Both Luke and Matthew’s parallels to Mark’s texts above have edited the harshness out by modifying the Marcan text by eliminating the question “who are my mother and brothers” and moving the Beelzebub passage to another place (Lk. 11:14-23).

Matthew’s infancy narrative says little about Mary apart from the virginal conception.

However the Lukan infancy narrative corrects Mark by showing Mary as part of Jesus’ family because she is the “servant of the Lord. Let it be done to me as you say,” (1:38). The angel Gabriel salutes her as one favored by God. “Rejoice O highly favored daughter! The Lord is with you. Blessed are you among women;Do not fear Mary, you have found favor with God,” (1:28, 30). Elizabeth calls her “the mother of my Lord,” (1:43) and declares Mary blessed because of what God has done for her (1:42).

In her Magnificat, Mary acknowledges that “All ages shall call me blessed…God who is mighty has done great things for me,” (1:48-49). Luke portrays her as a witness for the poor of Israel, the Anawim.
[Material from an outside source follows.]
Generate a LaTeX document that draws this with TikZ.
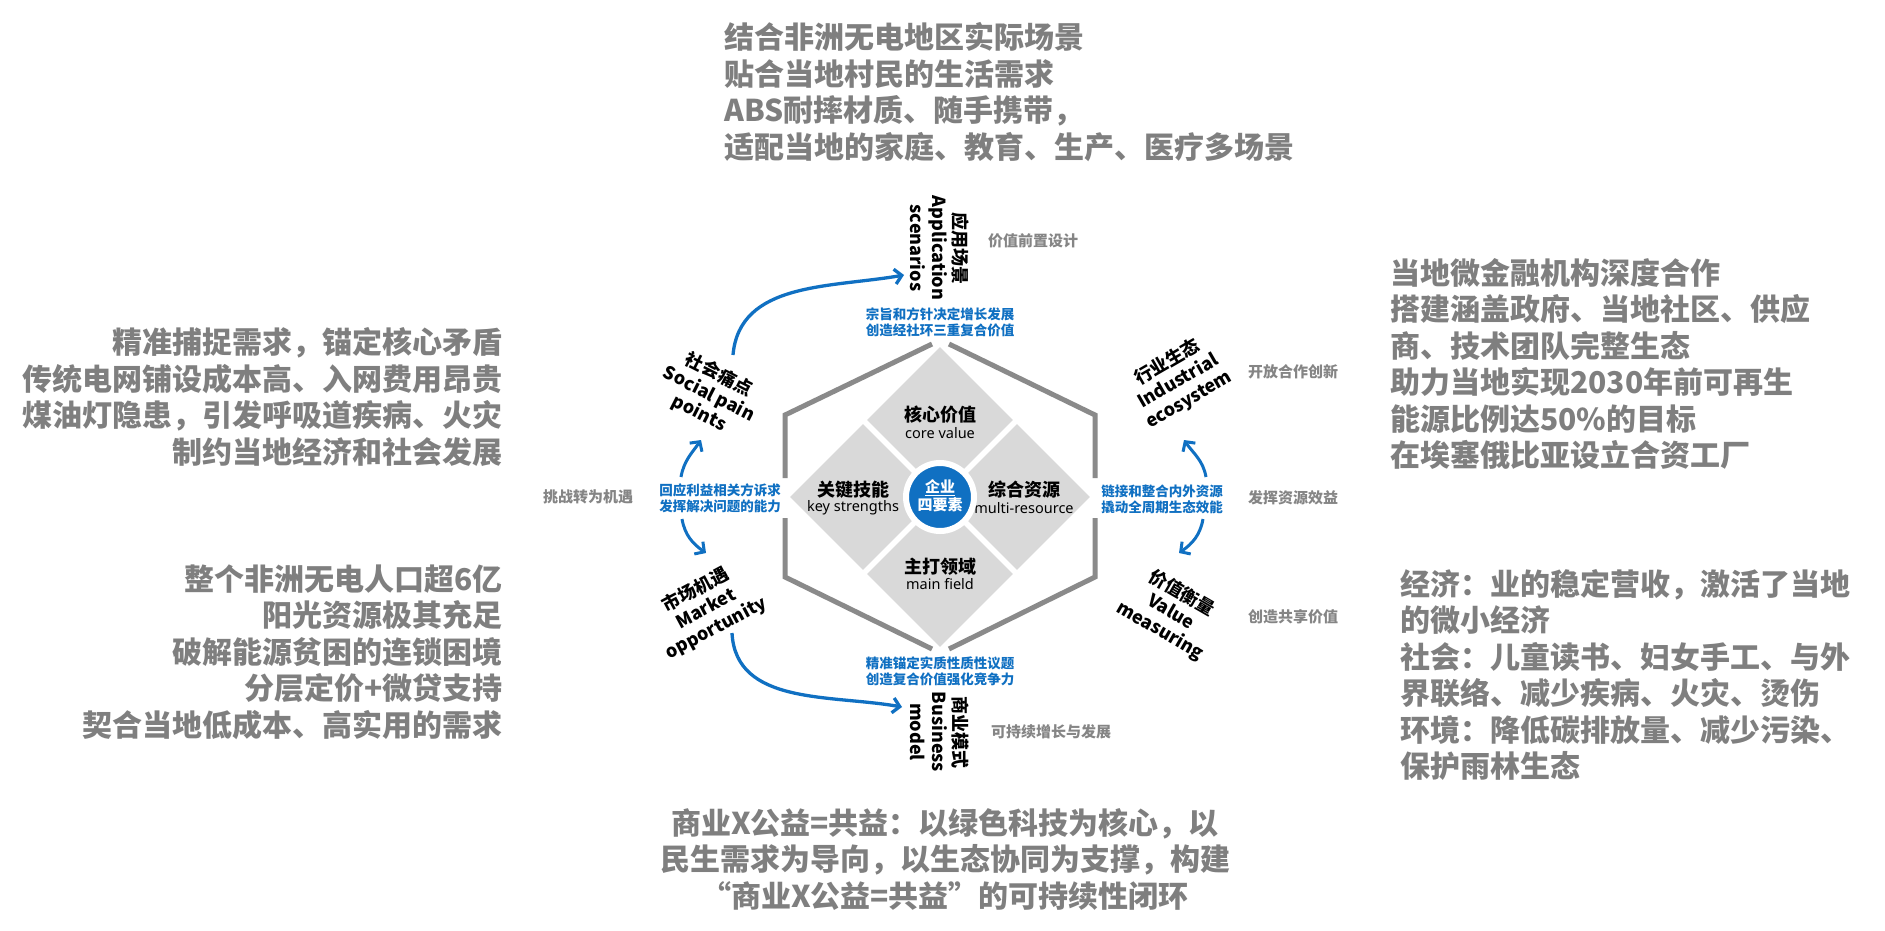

Only Luke has the passage in which a woman blesses his mother (11:27-28). Jesus responds, they are blessed who hear and keep the word of the Lord. This would include Mary because she clearly is presented in the infancy narrative as a servant of the Lord. She also must undergo her test of full discipleship because “a sword will pierce her soul,” (Lk. 2:35).

John’s gospel appears to use Genesis as its pattern. It opens with “In the beginning.” We then have a total of seven days (1:29 ‘ 2:1). Because of this setting many of the Church fathers saw a second Eve theme in the Cana wedding narrative especially with Jesus using “woman” in addressing his mother. Irenaeus (AD 189) writes, “The knot of Eve’s disobedience was loosed by the obedience of Mary. What the virgin Eve had bound in unbelief, the Virgin Mary loosed through faith.”

At the foot of the cross the care of this woman is given to the Beloved Disciple, a symbol of all true believers (Jn 19:26-27). She is our mother. She is portrayed with the disciples in prayer prior to the first Pentecost (Acts 1:13-14). Vatican II called her the symbol of the Church.

  The Reformers and Mary.

Luther, Calvin and Zwingli all accepted the doctrinal definition of Mary as the mother of God and her perpetual virginity.

Her role os the new Eve was supported by Zwingli and Luther. They both accepted her immaculate conception and assumption.

In many churches Mary became the heresy of the papacy. As a result she was demoted from her Scripture role as the “blessed of all generations” to a once a year appearance at Christmas. Then she was put in storage for another year.

The Catechism states, “the Church’s devotion to the blessed Mary is intrinsic to Christian worship. This very special devotion differs essentially from the adoration which is given to the incarnate Word and equally to the Father and Holy Spirit and greatly fosters this adoration,” (paragraph 971).